Il 14 aprile 1817, dopo un conflitto a fuoco presso San Basilio, il giovane Caracciolo fu rilasciato in territorio di Castellaneta, a seguito del pagamento dell'elevato riscatto di mille ducati. Col denaro del riscatto del duchino, Gaetano Vardarelli riuscì a stupire l’opinione pubblica e a rafforzare ulteriormente la sua leggenda di “brigante buono”. Infatti i mille ducati furono utilizzati per distribuire soldi ai poveri e addirittura per fondare un ospedale a Policoro.
L’ultima apparizione dei Vardarelli nel territorio mottolese risale al 14 maggio 1817, quando tra la masseria Belvedere e San Basilio vi fu un ulteriore conflitto a fuoco con la colonna mobile del tenente colonnello Del Carretto.
Secondo la tradizione locale, nel centro urbano la presenza dei briganti portò alla temporanea chiusura della purt'cedd, una porta secondaria della città posta al termine del vico Ruggi, che si affaccia con una scalinata sulla attuale via Mazzini, all’epoca chiamata via Fuesso perché in origine era il fossato difensivo della città medievale, che era stato colmato solo nel Seicento.

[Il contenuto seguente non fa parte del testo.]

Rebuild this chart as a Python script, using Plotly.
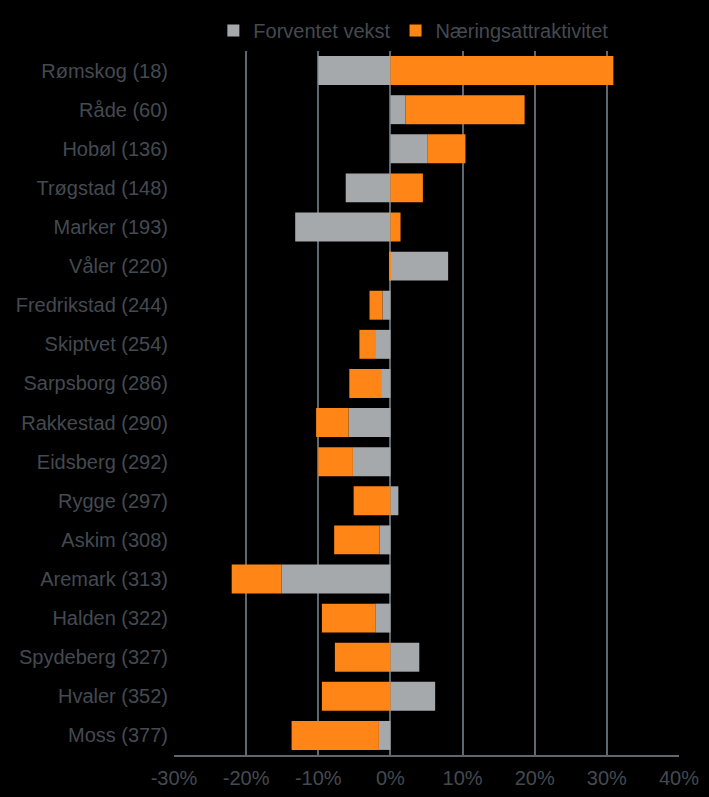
import plotly.graph_objects as go

kommuner = ["Rømskog (18)", "Råde (60)", "Hobøl (136)", "Trøgstad (148)", "Marker (193)",
            "Våler (220)", "Fredrikstad (244)", "Skiptvet (254)", "Sarpsborg (286)",
            "Rakkestad (290)", "Eidsberg (292)", "Rygge (297)", "Askim (308)",
            "Aremark (313)", "Halden (322)", "Spydeberg (327)", "Hvaler (352)", "Moss (377)"]

forventet_vekst = [-0.100, 0.021, 0.051, -0.062, -0.132, 0.080, -0.011, -0.020, -0.013,
                   -0.058, -0.052, 0.011, -0.015, -0.151, -0.021, 0.040, 0.062, -0.016]

naeringsattraktivitet = [0.309, 0.165, 0.053, 0.045, 0.014, -0.002, -0.018, -0.023, -0.044,
                         -0.045, -0.048, -0.051, -0.063, -0.069, -0.074, -0.077, -0.095, -0.121]

tick_vals = [-0.3, -0.2, -0.1, 0.0, 0.1, 0.2, 0.3, 0.4]
tick_text = ["-30%", "-20%", "-10%", "0%", "10%", "20%", "30%", "40%"]

text_col = "#444a51"
grid_col = "#5d6870"

fig = go.Figure()
fig.add_trace(go.Bar(y=kommuner, x=forventet_vekst, orientation="h",
                     name="Forventet vekst", marker=dict(color="#A6A9AC", line=dict(width=0))))
fig.add_trace(go.Bar(y=kommuner, x=naeringsattraktivitet, orientation="h",
                     name="Næringsattraktivitet", marker=dict(color="#FF8517", line=dict(width=0))))

fig.update_layout(
    template="none",
    width=709, height=797,
    paper_bgcolor="black", plot_bgcolor="black",
    barmode="relative", bargap=0.26,
    margin=dict(l=174, r=30, t=50, b=42),
    font=dict(family="Liberation Sans, Arial, sans-serif", size=20, color=text_col),
    showlegend=True,
    legend=dict(orientation="h", x=0.474, xanchor="center", y=1.0, yanchor="bottom",
                font=dict(size=20, color=text_col), traceorder="normal",
                bgcolor="rgba(0,0,0,0)"),
    xaxis=dict(range=[-0.3, 0.4], tickvals=tick_vals, ticktext=tick_text,
               showgrid=True, gridcolor=grid_col, gridwidth=1.5,
               zeroline=False, showline=True, linecolor=grid_col, linewidth=1.5,
               ticks="", ticklen=0, automargin=False, ticklabelstandoff=4,
               tickfont=dict(size=20, color=text_col)),
    yaxis=dict(autorange="reversed", showgrid=False, zeroline=False,
               showline=False, ticks="", automargin=False, ticklabelstandoff=5,
               tickfont=dict(size=20, color=text_col)),
)

fig.write_html("out.html", config={"displayModeBar": False})

with open("out.html", "r", encoding="utf-8") as f:
    html = f.read()
html = html.replace("<body>", '<body style="margin:0;padding:0;background:black;">', 1)
with open("out.html", "w", encoding="utf-8") as f:
    f.write(html)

La piccola porta era stata ricavata nel caratteristico vicoletto probabilmente nel corso dei primi decenni del XVIII secolo, quando le antiche mura medievali cominciarono a subire pesanti interventi di demolizione e di ristrutturazione. Infatti, nello stesso vico Ruggi, all'altezza del civico 12, la iscrizione su pietra calcarea posta sotto una finestra  XPUS NOBISCUM STAT / HOC OPUS FIERI F. DONTANO / SCARANO. ANNO DN. 1714, testimonia la costruzione nel 1714 dell'edificio sull'antico perimetro fortificato, da parte di un sacerdote del Capitolo mottolese, don Donato Antonio Scarano, il primo assistente spirituale della Confraternita della SS. Madonna del Carmelo e del Purgatorio che aveva appena terminato di costruire l’attiguo oratorio della chiesa del Carmine.